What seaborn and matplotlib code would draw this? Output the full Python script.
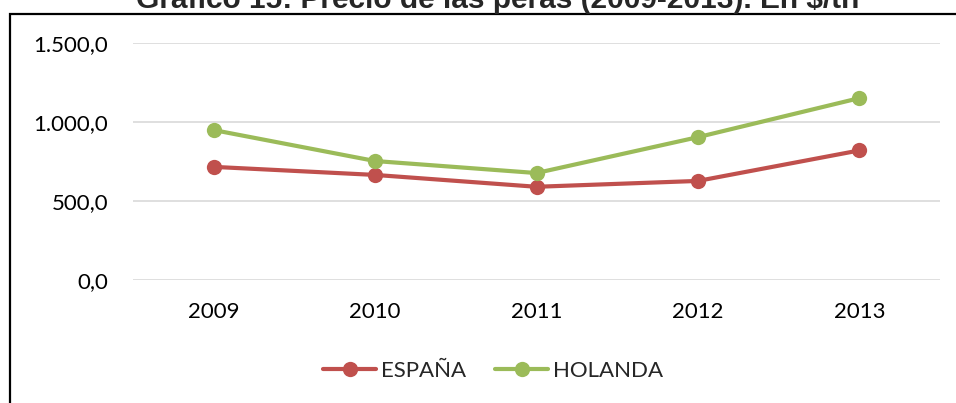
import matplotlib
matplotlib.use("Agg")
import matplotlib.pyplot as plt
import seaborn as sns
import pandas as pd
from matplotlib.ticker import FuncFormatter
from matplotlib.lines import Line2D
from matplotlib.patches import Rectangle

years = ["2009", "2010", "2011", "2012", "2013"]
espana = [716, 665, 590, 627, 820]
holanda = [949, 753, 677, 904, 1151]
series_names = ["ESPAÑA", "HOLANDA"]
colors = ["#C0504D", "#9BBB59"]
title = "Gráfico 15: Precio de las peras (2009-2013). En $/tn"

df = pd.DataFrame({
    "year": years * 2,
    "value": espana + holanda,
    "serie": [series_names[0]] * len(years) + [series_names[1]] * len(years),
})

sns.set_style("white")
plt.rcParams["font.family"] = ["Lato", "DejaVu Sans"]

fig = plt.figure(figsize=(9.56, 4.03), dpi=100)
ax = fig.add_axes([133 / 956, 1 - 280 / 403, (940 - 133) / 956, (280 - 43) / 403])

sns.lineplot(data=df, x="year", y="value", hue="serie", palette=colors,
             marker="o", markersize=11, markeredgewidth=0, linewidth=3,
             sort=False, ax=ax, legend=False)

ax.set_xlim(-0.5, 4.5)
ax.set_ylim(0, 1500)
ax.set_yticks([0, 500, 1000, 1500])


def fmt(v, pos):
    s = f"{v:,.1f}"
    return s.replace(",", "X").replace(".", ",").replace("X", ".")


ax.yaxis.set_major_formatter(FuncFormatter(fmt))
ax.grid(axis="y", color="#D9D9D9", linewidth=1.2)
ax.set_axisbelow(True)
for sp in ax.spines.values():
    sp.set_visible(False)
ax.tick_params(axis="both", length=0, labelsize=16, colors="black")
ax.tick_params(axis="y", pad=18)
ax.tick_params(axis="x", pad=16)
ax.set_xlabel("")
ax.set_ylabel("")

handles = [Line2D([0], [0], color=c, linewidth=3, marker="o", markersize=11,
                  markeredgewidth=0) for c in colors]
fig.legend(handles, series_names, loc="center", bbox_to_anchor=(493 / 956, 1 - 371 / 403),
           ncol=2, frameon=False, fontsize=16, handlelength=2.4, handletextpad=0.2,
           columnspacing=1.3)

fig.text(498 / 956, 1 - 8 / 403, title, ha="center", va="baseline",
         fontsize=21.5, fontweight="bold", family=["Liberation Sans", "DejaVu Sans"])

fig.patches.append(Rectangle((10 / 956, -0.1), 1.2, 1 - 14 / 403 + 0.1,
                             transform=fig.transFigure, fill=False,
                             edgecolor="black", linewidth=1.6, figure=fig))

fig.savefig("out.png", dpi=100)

* * * * * * * * *

Written exercise: Write the number of lines containing the word "seaborn" and nothing besides it.

Answer to this exercise: 2